§ **Short exercise**
Retype only what runs from the beginning of the data through the line with "const MEAN_COLOR = '#e06a5a';"; please omit the pictures and keep every line exact.

§ **Collected data**
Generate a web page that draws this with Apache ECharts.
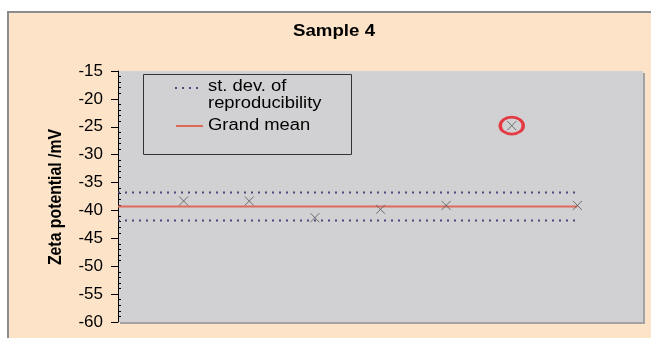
<!DOCTYPE html>
<html><head><meta charset="utf-8">
<script src="https://cdn.jsdelivr.net/npm/echarts@6/dist/echarts.min.js"></script>
<style>html,body{margin:0;padding:0;background:#fff}#c{width:651px;height:338px}</style>
</head><body><div id="c"></div>
<script>
// Data
const runs = [1, 2, 3, 4, 5, 6, 7];
const zeta = [-38.3, -38.3, -41.3, -39.8, -39.1, -24.8, -39.1];
const outlierIndex = 5;
const grandMean = -39.3;
const sdUpper = -36.8;
const sdLower = -41.8;
const lineSpan = [0, 7];
const yTicks = [-60, -15, 5];
const title = 'Sample 4';
const yName = 'Zeta potential /mV';
const legendLabels = ['st. dev. of\nreproducibility', 'Grand mean'];

const chart = echarts.init(document.getElementById('c'), null, {renderer: 'canvas'});
const hline = v => lineSpan.map(x => [x, v]);
const F = 'Liberation Sans, Arial, sans-serif';
const SD_COLOR = '#4a4a80';
const MEAN_COLOR = '#e06a5a';

chart.setOption({
  backgroundColor: '#ffffff',
  animation: false,
  graphic: [
    {type: 'rect', z: -10, shape: {x: 8, y: 12, width: 700, height: 400},
     style: {fill: '#fde4c9', stroke: '#8c8c8c', lineWidth: 2}},
    {type: 'text', x: 334, y: 31, scaleX: 1.1, z: 10,
     style: {text: title, font: 'bold 17px ' + F, fill: '#000', align: 'center', verticalAlign: 'middle'}},
    {type: 'text', z: 10, x: 56, y: 197, rotation: Math.PI / 2, scaleX: 0.93, scaleY: 1.12,
     style: {text: yName, font: 'bold 17px ' + F, fill: '#000', align: 'center', verticalAlign: 'middle'}},
    // legend box
    {type: 'rect', z: 20, shape: {x: 143.5, y: 74.5, width: 208, height: 80},
     style: {fill: '#d1d1d3', stroke: '#333', lineWidth: 1}},
    {type: 'line', z: 21, shape: {x1: 175, y1: 88, x2: 203, y2: 88},
     style: {stroke: SD_COLOR, lineWidth: 2, lineDash: [2, 5]}},
    {type: 'text', z: 21, x: 208, y: 78, scaleX: 1.15,
     style: {text: legendLabels[0], font: '16px ' + F, fill: '#000', lineHeight: 17}},
    {type: 'line', z: 21, shape: {x1: 176, y1: 126, x2: 203, y2: 126},
     style: {stroke: MEAN_COLOR, lineWidth: 2}},
    {type: 'text', z: 21, x: 208, y: 126, scaleX: 1.15,
     style: {text: legendLabels[1], font: '16px ' + F, fill: '#000', verticalAlign: 'middle'}}
  ],
  grid: {left: 118, top: 71, right: 8, bottom: 16, show: true,
         backgroundColor: '#d1d1d3', borderWidth: 0,
         shadowColor: '#a3a3a5', shadowOffsetX: 2, shadowOffsetY: 2, shadowBlur: 0},
  xAxis: {type: 'value', min: 0, max: 8, show: false},
  yAxis: {type: 'value', min: yTicks[0], max: yTicks[1], interval: yTicks[2],
    axisLine: {show: true, lineStyle: {color: '#000', width: 1}},
    axisTick: {show: true, length: 7, lineStyle: {color: '#000'}},
    minorTick: {show: true, splitNumber: 5, length: -3, lineStyle: {color: '#000'}},
    splitLine: {show: false},
    axisLabel: {color: '#000', fontSize: 17, fontFamily: F, margin: 15}
  },
  series: [
    {type: 'line', data: hline(sdUpper), symbol: 'none', silent: true,
     lineStyle: {color: SD_COLOR, width: 2, type: [2, 5]}},
    {type: 'line', data: hline(sdLower), symbol: 'none', silent: true,
     lineStyle: {color: SD_COLOR, width: 2, type: [2, 5]}},
    {type: 'line', data: hline(grandMean), symbol: 'none', silent: true,
     lineStyle: {color: MEAN_COLOR, width: 2}},
    {type: 'scatter', z: 5, data: runs.map((r, i) => [r, zeta[i]]),
     symbol: 'path://M0,0L10,10M10,0L0,10', symbolSize: 9,
     itemStyle: {color: 'none', borderColor: '#555', borderWidth: 1}},
    {type: 'scatter', z: 6, data: [[runs[outlierIndex], zeta[outlierIndex]]],
     symbol: 'circle', symbolSize: [23, 17],
     itemStyle: {color: 'rgba(0,0,0,0)', borderColor: '#e8141e', borderWidth: 3}}
  ]
});
</script></body></html>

§ **Written response**
Generate a web page that draws this with Apache ECharts.
<!DOCTYPE html>
<html><head><meta charset="utf-8">
<script src="https://cdn.jsdelivr.net/npm/echarts@6/dist/echarts.min.js"></script>
<style>html,body{margin:0;padding:0;background:#fff}#c{width:651px;height:338px}</style>
</head><body><div id="c"></div>
<script>
// Data
const runs = [1, 2, 3, 4, 5, 6, 7];
const zeta = [-38.3, -38.3, -41.3, -39.8, -39.1, -24.8, -39.1];
const outlierIndex = 5;
const grandMean = -39.3;
const sdUpper = -36.8;
const sdLower = -41.8;
const lineSpan = [0, 7];
const yTicks = [-60, -15, 5];
const title = 'Sample 4';
const yName = 'Zeta potential /mV';
const legendLabels = ['st. dev. of\nreproducibility', 'Grand mean'];

const chart = echarts.init(document.getElementById('c'), null, {renderer: 'canvas'});
const hline = v => lineSpan.map(x => [x, v]);
const F = 'Liberation Sans, Arial, sans-serif';
const SD_COLOR = '#4a4a80';
const MEAN_COLOR = '#e06a5a';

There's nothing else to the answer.